SOURCE MATERIAL:
==============================
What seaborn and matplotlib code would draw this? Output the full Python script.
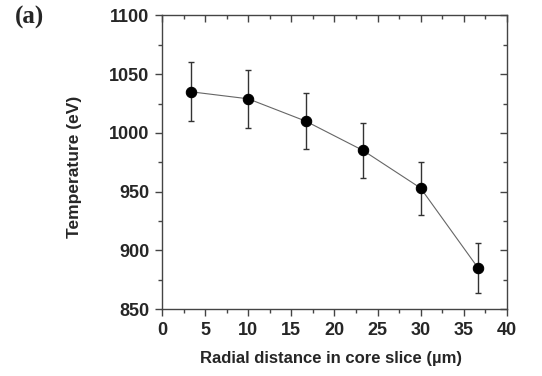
import matplotlib
matplotlib.use("Agg")
import matplotlib.pyplot as plt
import seaborn as sns
import pandas as pd
from matplotlib.ticker import MultipleLocator

radius = [3.33, 10.0, 16.67, 23.33, 30.0, 36.67]
temperature = [1035, 1029, 1010, 985, 953, 885]
error = [25, 24.5, 24, 23.5, 22.5, 21]
x_ticks = [0, 5, 10, 15, 20, 25, 30, 35, 40]
y_ticks = [850, 900, 950, 1000, 1050, 1100]

df = pd.DataFrame({"r": radius, "T": temperature, "err": error})

sns.set_theme(style="ticks")
plt.rcParams['font.family'] = ['Liberation Sans', 'DejaVu Sans']

fig = plt.figure(figsize=(5.42, 3.76), dpi=100)
ax = fig.add_axes([0.299, 0.178, 0.636, 0.781])

ax.errorbar(df["r"], df["T"], yerr=df["err"], fmt="none", ecolor="#333333",
            elinewidth=1.0, capsize=2.5, capthick=1.0, zorder=2)
sns.lineplot(data=df, x="r", y="T", ax=ax, color="#666666", linewidth=0.8,
             marker="o", markersize=7.5, markerfacecolor="black",
             markeredgecolor="black", zorder=3)

ax.set_xlim(0, 40)
ax.set_ylim(850, 1100)
ax.set_xticks(x_ticks)
ax.set_yticks(y_ticks)
ax.xaxis.set_minor_locator(MultipleLocator(2.5))
ax.yaxis.set_minor_locator(MultipleLocator(25))

for s in ax.spines.values():
    s.set_color("#444444")
    s.set_linewidth(1.0)

ax.tick_params(which="both", direction="out", top=False, right=False, color="#444444", width=1.0)
ax.tick_params(which="major", length=5, labelsize=13, pad=4)
ax.tick_params(which="minor", length=3)
for lab in ax.get_xticklabels() + ax.get_yticklabels():
    lab.set_fontweight("bold")

# inward ticks on top and right
secx = ax.secondary_xaxis("top")
secx.set_xticks(x_ticks)
secx.xaxis.set_minor_locator(MultipleLocator(2.5))
secx.tick_params(which="both", direction="in", labeltop=False, color="#444444", width=1.0)
secx.tick_params(which="major", length=5)
secx.tick_params(which="minor", length=3)
secy = ax.secondary_yaxis("right")
secy.set_yticks(y_ticks)
secy.yaxis.set_minor_locator(MultipleLocator(25))
secy.tick_params(which="both", direction="in", labelright=False, color="#444444", width=1.0)
secy.tick_params(which="major", length=5)
secy.tick_params(which="minor", length=3)
for s in list(secx.spines.values()) + list(secy.spines.values()):
    s.set_visible(False)

ax.set_xlabel("Radial distance in core slice (\u00b5m)", fontsize=12, fontweight="bold")
ax.set_ylabel("Temperature (eV)", fontsize=12.5, fontweight="bold")
ax.xaxis.set_label_coords((331 - 162) / 345, -(358 - 309) / 293.6)
ax.yaxis.set_label_coords(-(162 - 74) / 345, (309 - 167) / 293.6)
ax.xaxis.label.set_va("center")
ax.yaxis.label.set_va("center")

fig.text(15 / 542, 1 - 6 / 376, "(a)", fontsize=18, fontweight="bold",
         family=["Liberation Serif", "DejaVu Serif"], va="top", ha="left")

fig.savefig("out.png", dpi=100)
==============================
PROBLEM: Write the listing out a second time exactly, dropping all images.

RESULT OF THE TASK:
What seaborn and matplotlib code would draw this? Output the full Python script.
import matplotlib
matplotlib.use("Agg")
import matplotlib.pyplot as plt
import seaborn as sns
import pandas as pd
from matplotlib.ticker import MultipleLocator

radius = [3.33, 10.0, 16.67, 23.33, 30.0, 36.67]
temperature = [1035, 1029, 1010, 985, 953, 885]
error = [25, 24.5, 24, 23.5, 22.5, 21]
x_ticks = [0, 5, 10, 15, 20, 25, 30, 35, 40]
y_ticks = [850, 900, 950, 1000, 1050, 1100]

df = pd.DataFrame({"r": radius, "T": temperature, "err": error})

sns.set_theme(style="ticks")
plt.rcParams['font.family'] = ['Liberation Sans', 'DejaVu Sans']

fig = plt.figure(figsize=(5.42, 3.76), dpi=100)
ax = fig.add_axes([0.299, 0.178, 0.636, 0.781])

ax.errorbar(df["r"], df["T"], yerr=df["err"], fmt="none", ecolor="#333333",
            elinewidth=1.0, capsize=2.5, capthick=1.0, zorder=2)
sns.lineplot(data=df, x="r", y="T", ax=ax, color="#666666", linewidth=0.8,
             marker="o", markersize=7.5, markerfacecolor="black",
             markeredgecolor="black", zorder=3)

ax.set_xlim(0, 40)
ax.set_ylim(850, 1100)
ax.set_xticks(x_ticks)
ax.set_yticks(y_ticks)
ax.xaxis.set_minor_locator(MultipleLocator(2.5))
ax.yaxis.set_minor_locator(MultipleLocator(25))

for s in ax.spines.values():
    s.set_color("#444444")
    s.set_linewidth(1.0)

ax.tick_params(which="both", direction="out", top=False, right=False, color="#444444", width=1.0)
ax.tick_params(which="major", length=5, labelsize=13, pad=4)
ax.tick_params(which="minor", length=3)
for lab in ax.get_xticklabels() + ax.get_yticklabels():
    lab.set_fontweight("bold")

# inward ticks on top and right
secx = ax.secondary_xaxis("top")
secx.set_xticks(x_ticks)
secx.xaxis.set_minor_locator(MultipleLocator(2.5))
secx.tick_params(which="both", direction="in", labeltop=False, color="#444444", width=1.0)
secx.tick_params(which="major", length=5)
secx.tick_params(which="minor", length=3)
secy = ax.secondary_yaxis("right")
secy.set_yticks(y_ticks)
secy.yaxis.set_minor_locator(MultipleLocator(25))
secy.tick_params(which="both", direction="in", labelright=False, color="#444444", width=1.0)
secy.tick_params(which="major", length=5)
secy.tick_params(which="minor", length=3)
for s in list(secx.spines.values()) + list(secy.spines.values()):
    s.set_visible(False)

ax.set_xlabel("Radial distance in core slice (\u00b5m)", fontsize=12, fontweight="bold")
ax.set_ylabel("Temperature (eV)", fontsize=12.5, fontweight="bold")
ax.xaxis.set_label_coords((331 - 162) / 345, -(358 - 309) / 293.6)
ax.yaxis.set_label_coords(-(162 - 74) / 345, (309 - 167) / 293.6)
ax.xaxis.label.set_va("center")
ax.yaxis.label.set_va("center")

fig.text(15 / 542, 1 - 6 / 376, "(a)", fontsize=18, fontweight="bold",
         family=["Liberation Serif", "DejaVu Serif"], va="top", ha="left")

fig.savefig("out.png", dpi=100)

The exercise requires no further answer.